_WHAT TO DO_.
Retype, please, the listing from its opening line through the line that contains "0.8, 0.9, 1.0];", both included, without the pictures.

────────────────────────────────────────

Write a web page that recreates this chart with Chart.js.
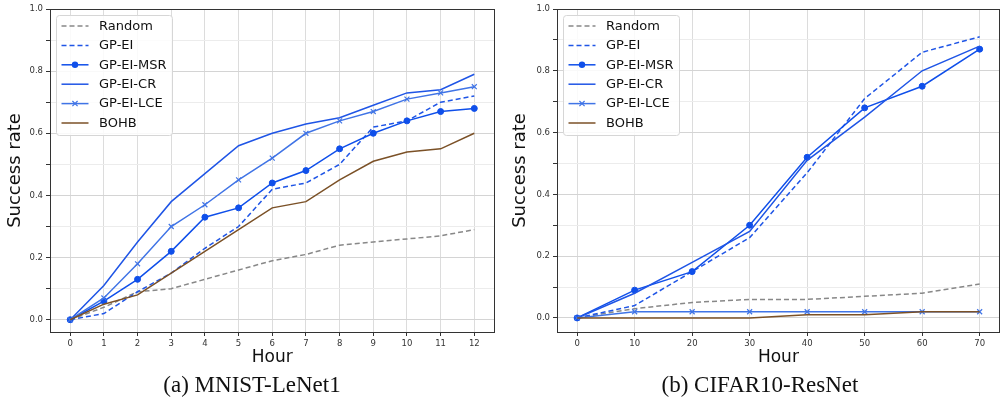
<!DOCTYPE html>
<html>
<head>
<meta charset="utf-8">
<script src="https://cdn.jsdelivr.net/npm/chart.js@4.4.0/dist/chart.umd.min.js"></script>
<style>
  body { margin: 0; background: #fff; }
  #wrap { position: relative; width: 1005px; height: 402px; overflow: hidden; }
  .panel { position: absolute; top: 0; width: 500px; height: 372px; }
  .caption {
    position: absolute; top: 370px; width: 300px; text-align: center;
    font-family: "Liberation Serif", "Times New Roman", serif; font-size: 23px;
    line-height: 30px; color: #111;
  }
</style>
</head>
<body>
<div id="wrap">
  <canvas id="chart-a" class="panel" width="500" height="372" style="left:0"></canvas>
  <canvas id="chart-b" class="panel" width="500" height="372" style="left:505px"></canvas>
  <div class="caption" style="left:102px">(a) MNIST-LeNet1</div>
  <div class="caption" style="left:610px">(b) CIFAR10-ResNet</div>
</div>
<script>
// series names (same for both panels)
const seriesNames = ['Random', 'GP-EI', 'GP-EI-MSR', 'GP-EI-CR', 'GP-EI-LCE', 'BOHB'];

// y ticks (labelled every 0.2, minor at 0.1)
const yTicks = [0, 0.1, 0.2, 0.3, 0.4, 0.5, 0.6, 0.7, 0.8, 0.9, 1.0];

// (a) MNIST-LeNet1
const hoursA = [0, 1, 2, 3, 4, 5, 6, 7, 8, 9, 10, 11, 12];
const randomA = [0, 0.04, 0.09, 0.10, 0.13, 0.16, 0.19, 0.21, 0.24, 0.25, 0.26, 0.27, 0.29];
const gpeiA   = [0, 0.02, 0.09, 0.15, 0.23, 0.30, 0.42, 0.44, 0.50, 0.62, 0.64, 0.70, 0.72];
const msrA    = [0, 0.06, 0.13, 0.22, 0.33, 0.36, 0.44, 0.48, 0.55, 0.60, 0.64, 0.67, 0.68];
const crA     = [0, 0.11, 0.25, 0.38, 0.47, 0.56, 0.60, 0.63, 0.65, 0.69, 0.73, 0.74, 0.79];
const lceA    = [0, 0.07, 0.18, 0.30, 0.37, 0.45, 0.52, 0.60, 0.64, 0.67, 0.71, 0.73, 0.75];
const bohbA   = [0, 0.05, 0.08, 0.15, 0.22, 0.29, 0.36, 0.38, 0.45, 0.51, 0.54, 0.55, 0.60];

// (b) CIFAR10-ResNet
const hoursB = [0, 10, 20, 30, 40, 50, 60, 70];
const randomB = [0, 0.03, 0.05, 0.06, 0.06, 0.07, 0.08, 0.11];
const gpeiB   = [0, 0.04, 0.15, 0.26, 0.47, 0.71, 0.86, 0.91];
const msrB    = [0, 0.09, 0.15, 0.30, 0.52, 0.68, 0.75, 0.87];
const crB     = [0, 0.08, 0.18, 0.28, 0.51, 0.65, 0.80, 0.88];
const lceB    = [0, 0.02, 0.02, 0.02, 0.02, 0.02, 0.02, 0.02];
const bohbB   = [0, 0, 0, 0, 0.01, 0.01, 0.02, 0.02];

const styles = [
  { color: '#888888', dash: [5, 3], marker: false },
  { color: '#1f55e6', dash: [5, 3], marker: false },
  { color: '#0f4fea', dash: [], marker: 'circle' },
  { color: '#1f55e6', dash: [], marker: false },
  { color: '#4074e6', dash: [], marker: 'crossRot' },
  { color: '#7b5127', dash: [], marker: false }
];

const FONT = '"DejaVu Sans", Verdana, sans-serif';

function makeDatasets(xs, ys) {
  return ys.map((vals, i) => {
    const st = styles[i];
    return {
      label: seriesNames[i],
      data: xs.map((x, j) => ({ x: x, y: vals[j] })),
      borderColor: st.color,
      backgroundColor: st.color,
      borderWidth: 1.5,
      borderDash: st.dash,
      pointStyle: st.marker || 'circle',
      pointRadius: st.marker === 'circle' ? 3 : (st.marker ? 3.5 : 0),
      pointBorderWidth: st.marker === 'crossRot' ? 1.2 : 1,
      order: ys.length - i,
      tension: 0
    };
  });
}

// legend drawn inside the plot, matplotlib style
const innerLegend = {
  id: 'innerLegend',
  afterDraw(chart) {
    const { ctx, chartArea } = chart;
    const bx = chartArea.left + 6.5, by = chartArea.top + 6.5, bw = 116, bh = 120;
    ctx.save();
    ctx.beginPath();
    ctx.roundRect(bx, by, bw, bh, 3);
    ctx.fillStyle = 'rgba(255,255,255,0.85)';
    ctx.fill();
    ctx.strokeStyle = '#d6d6d6';
    ctx.lineWidth = 1;
    ctx.stroke();
    ctx.font = '13px ' + FONT;
    ctx.textBaseline = 'middle';
    chart.data.datasets.forEach((ds, i) => {
      const y = by + 10.5 + i * 19.4;
      const x1 = bx + 5, x2 = bx + 32;
      ctx.strokeStyle = ds.borderColor;
      ctx.lineWidth = 1.5;
      ctx.setLineDash(ds.borderDash);
      ctx.beginPath();
      ctx.moveTo(x1, y);
      ctx.lineTo(x2, y);
      ctx.stroke();
      ctx.setLineDash([]);
      const mx = (x1 + x2) / 2;
      if (ds.pointRadius > 0) {
        if (ds.pointStyle === 'circle') {
          ctx.fillStyle = ds.borderColor;
          ctx.beginPath();
          ctx.arc(mx, y, 3.2, 0, Math.PI * 2);
          ctx.fill();
        } else {
          const r = 2.6;
          ctx.lineWidth = 1.2;
          ctx.beginPath();
          ctx.moveTo(mx - r, y - r); ctx.lineTo(mx + r, y + r);
          ctx.moveTo(mx - r, y + r); ctx.lineTo(mx + r, y - r);
          ctx.stroke();
        }
      }
      ctx.fillStyle = '#111';
      ctx.fillText(ds.label, bx + 42.5, y + 0.5);
    });
    ctx.restore();
  }
};

// full box around the plot area
const frame = {
  id: 'frame',
  afterDatasetsDraw(chart) {
    const { ctx, chartArea: a } = chart;
    ctx.save();
    ctx.strokeStyle = '#333';
    ctx.lineWidth = 1;
    ctx.strokeRect(Math.round(a.left) + 0.5, Math.round(a.top) + 0.5,
      Math.round(a.right - a.left) - 1, Math.round(a.bottom - a.top));
    ctx.restore();
  }
};

function makeChart(id, xs, ys, xmin, xmax, ymin, padRight) {
  const isMajor = v => Math.round(v * 10) % 2 === 0;
  return new Chart(document.getElementById(id), {
    type: 'line',
    data: { datasets: makeDatasets(xs, ys) },
    plugins: [frame, innerLegend],
    options: {
      responsive: false,
      animation: false,
      layout: { padding: { top: 9, right: padRight, left: 0, bottom: 0 } },
      plugins: { legend: { display: false }, tooltip: { enabled: false } },
      scales: {
        x: {
          type: 'linear', min: xmin, max: xmax,
          afterBuildTicks: s => { s.ticks = xs.map(v => ({ value: v })); },
          afterFit: s => { s.height = 40; },
          border: { display: false },
          grid: { color: '#dcdcdc', lineWidth: 1, tickLength: 4, tickColor: '#333' },
          ticks: { font: { family: FONT, size: 8.5 }, color: '#333', padding: 3,
                   maxRotation: 0, autoSkip: false, callback: v => String(v) },
          title: { display: true, text: 'Hour', color: '#111',
                   font: { family: FONT, size: 17 }, padding: { top: 0, bottom: 4 } }
        },
        y: {
          min: ymin, max: 1.0,
          afterBuildTicks: s => { s.ticks = yTicks.map(v => ({ value: v })); },
          afterFit: s => { s.width = id === 'chart-a' ? 50 : 52; },
          border: { display: false },
          grid: {
            color: c => isMajor(c.tick.value) ? '#d4d4d4' : '#ececec',
            lineWidth: 1, tickLength: 4, tickColor: '#333'
          },
          ticks: { font: { family: FONT, size: 8.5 }, color: '#333', padding: 3,
                   autoSkip: false,
                   callback: v => isMajor(v) ? (Math.round(v * 10) / 10).toFixed(1) : '' },
          title: { display: true, text: 'Success rate', color: '#111',
                   font: { family: FONT, size: 18 }, padding: { top: 4.5, bottom: 0 } }
        }
      }
    }
  });
}

makeChart('chart-a', hoursA, [randomA, gpeiA, msrA, crA, lceA, bohbA], -0.6, 12.6, -0.0395, 5.5);
makeChart('chart-b', hoursB, [randomB, gpeiB, msrB, crB, lceB, bohbB], -3.5, 73.5, -0.0455, 3);
</script>
</body>
</html>
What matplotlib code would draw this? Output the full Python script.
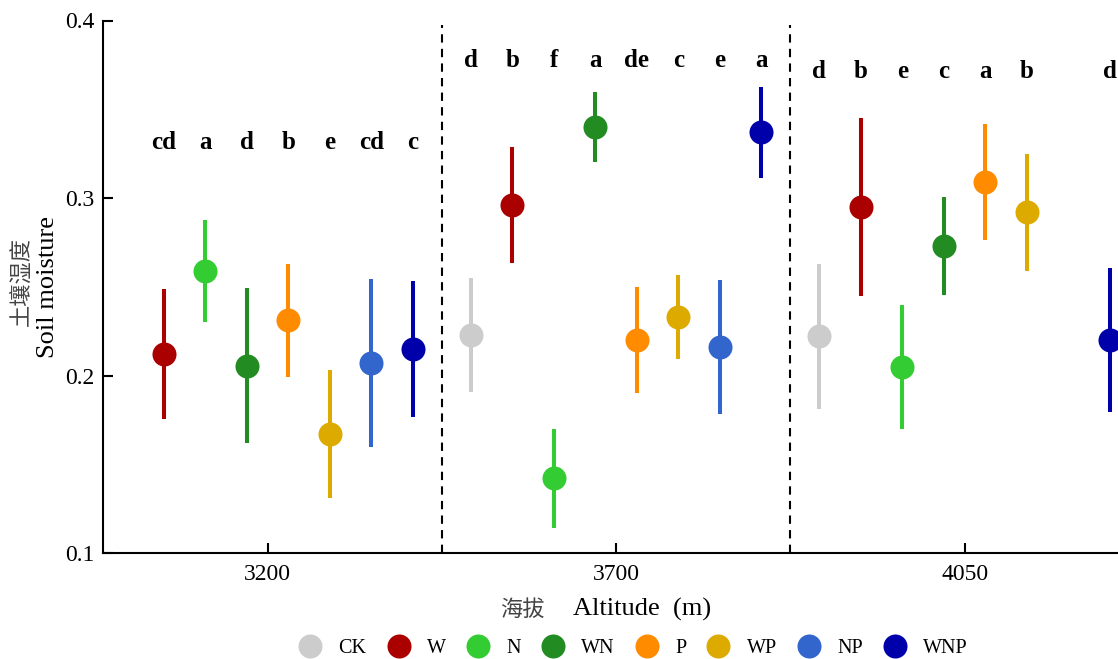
import numpy as np
import matplotlib
matplotlib.use("Agg")
import matplotlib.pyplot as plt
from matplotlib.lines import Line2D

# ---------------- data ----------------
altitudes = ["3200", "3700", "4050"]
treatments = ["CK", "W", "N", "WN", "P", "WP", "NP", "WNP"]
colors = ["#CCCCCC", "#AA0000", "#33CC33", "#228B22", "#FF8C00", "#DDAA00", "#3366CC", "#0000AA"]

nan = np.nan
# mean soil moisture, rows = altitude, cols = treatment
mean_3200 = [nan, 0.212, 0.259, 0.2055, 0.231, 0.167, 0.207, 0.215]
mean_3700 = [0.223, 0.296, 0.142, 0.340, 0.220, 0.233, 0.216, 0.337]
mean_4050 = [0.222, 0.295, 0.205, 0.273, 0.309, 0.292, nan, 0.220]
# error (half-length of bars)
err_3200 = [nan, 0.0366, 0.0287, 0.0437, 0.0318, 0.0359, 0.0475, 0.0385]
err_3700 = [0.0322, 0.0325, 0.0279, 0.0196, 0.0300, 0.0236, 0.0376, 0.0257]
err_4050 = [0.0409, 0.0500, 0.0350, 0.0276, 0.0326, 0.0329, nan, 0.0403]

letters_3200 = ["", "cd", "a", "d", "b", "e", "cd", "c"]
letters_3700 = ["d", "b", "f", "a", "de", "c", "e", "a"]
letters_4050 = ["d", "b", "e", "c", "a", "b", "", "d"]
letter_heights = [0.3315, 0.3777, 0.3712]

means = [mean_3200, mean_3700, mean_4050]
errs = [err_3200, err_3700, err_4050]
letters = [letters_3200, letters_3700, letters_4050]

# ---------------- plot ----------------
SERIF = ["Liberation Serif", "DejaVu Serif"]
CJK = ["Noto Sans CJK SC", "DejaVu Sans"]
plt.rcParams["font.family"] = SERIF

fig = plt.figure(figsize=(11.18, 6.59), dpi=100)
ax = fig.add_axes([103 / 1118, 1 - 553 / 659, 1 - 103 / 1118, (553 - 20.5) / 659])

step = 0.1191
for g in range(len(altitudes)):
    for i, t in enumerate(treatments):
        m = means[g][i]
        if np.isnan(m):
            continue
        x = g + (i - 3.5) * step
        ax.errorbar(x, m, yerr=errs[g][i], fmt="o", color=colors[i], ecolor=colors[i],
                    elinewidth=2.9, markersize=17.3, capsize=0, markeredgewidth=0,
                    clip_on=True, zorder=3)
    for i, lab in enumerate(letters[g]):
        if lab:
            x = g + (i - 3.5) * step
            ax.text(x, letter_heights[g], lab, ha="center", va="center",
                    fontsize=18, fontweight="bold", family=SERIF)

for xv in [0.5, 1.5]:
    ax.axvline(xv, ymin=0, ymax=(553 - 25) / (553 - 20.5), color="black",
               linestyle=(0, (4, 3)), linewidth=1.5, zorder=1)

ax.set_xlim(-0.472, 2.440)
ax.set_ylim(0.1, 0.4)
ax.set_xticks(range(len(altitudes)))
ax.set_xticklabels(altitudes)
ax.set_yticks([0.1, 0.2, 0.3, 0.4])
ax.set_yticklabels(["0.1", "0.2", "0.3", "0.4"])
ax.tick_params(direction="in", length=7, width=1.5, labelsize=17, pad=6)
ax.tick_params(axis="x", pad=8)
for s in ["top", "right"]:
    ax.spines[s].set_visible(False)
for s in ["left", "bottom"]:
    ax.spines[s].set_linewidth(1.5)

# y label (two lines, Chinese + English)
fig.text(21 / 1118, 1 - 281 / 659, "土壤湿度", rotation=90, ha="center", va="center",
         fontsize=16, family=CJK, color="#444444", fontweight="light")
fig.text(48 / 1118, 1 - 287 / 659, "Soil moisture", rotation=90, ha="center", va="center",
         fontsize=19, family=SERIF)

# x label
fig.text(522 / 1118, 1 - 609 / 659, "海拔", ha="center", va="center",
         fontsize=16, family=CJK, color="#444444", fontweight="light")
fig.text(573 / 1118, 1 - 609 / 659, "Altitude  (m)", ha="left", va="center",
         fontsize=19, family=SERIF)

# legend
handles = [Line2D([0], [0], marker="o", linestyle="none", markersize=17.3,
                  markerfacecolor=c, markeredgewidth=0) for c in colors]
fig.legend(handles, treatments, loc="center", bbox_to_anchor=(633 / 1118, 1 - 648 / 659),
           ncol=8, frameon=False, fontsize=14.5, handletextpad=0.8, columnspacing=1.0,
           handlelength=1.2, borderaxespad=0, borderpad=0)

fig.savefig("out.png", dpi=100)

────────────────────────────────────────

_REPLY TO THE TASK_.
Write a web page that recreates this chart with Chart.js.
<!DOCTYPE html>
<html>
<head>
<meta charset="utf-8">
<script src="https://cdn.jsdelivr.net/npm/chart.js@4.4.0/dist/chart.umd.min.js"></script>
<style>
  body { margin: 0; background: #fff; }
  #wrap { position: relative; width: 1005px; height: 402px; overflow: hidden; }
  .panel { position: absolute; top: 0; width: 500px; height: 372px; }
  .caption {
    position: absolute; top: 370px; width: 300px; text-align: center;
    font-family: "Liberation Serif", "Times New Roman", serif; font-size: 23px;
    line-height: 30px; color: #111;
  }
</style>
</head>
<body>
<div id="wrap">
  <canvas id="chart-a" class="panel" width="500" height="372" style="left:0"></canvas>
  <canvas id="chart-b" class="panel" width="500" height="372" style="left:505px"></canvas>
  <div class="caption" style="left:102px">(a) MNIST-LeNet1</div>
  <div class="caption" style="left:610px">(b) CIFAR10-ResNet</div>
</div>
<script>
// series names (same for both panels)
const seriesNames = ['Random', 'GP-EI', 'GP-EI-MSR', 'GP-EI-CR', 'GP-EI-LCE', 'BOHB'];

// y ticks (labelled every 0.2, minor at 0.1)
const yTicks = [0, 0.1, 0.2, 0.3, 0.4, 0.5, 0.6, 0.7, 0.8, 0.9, 1.0];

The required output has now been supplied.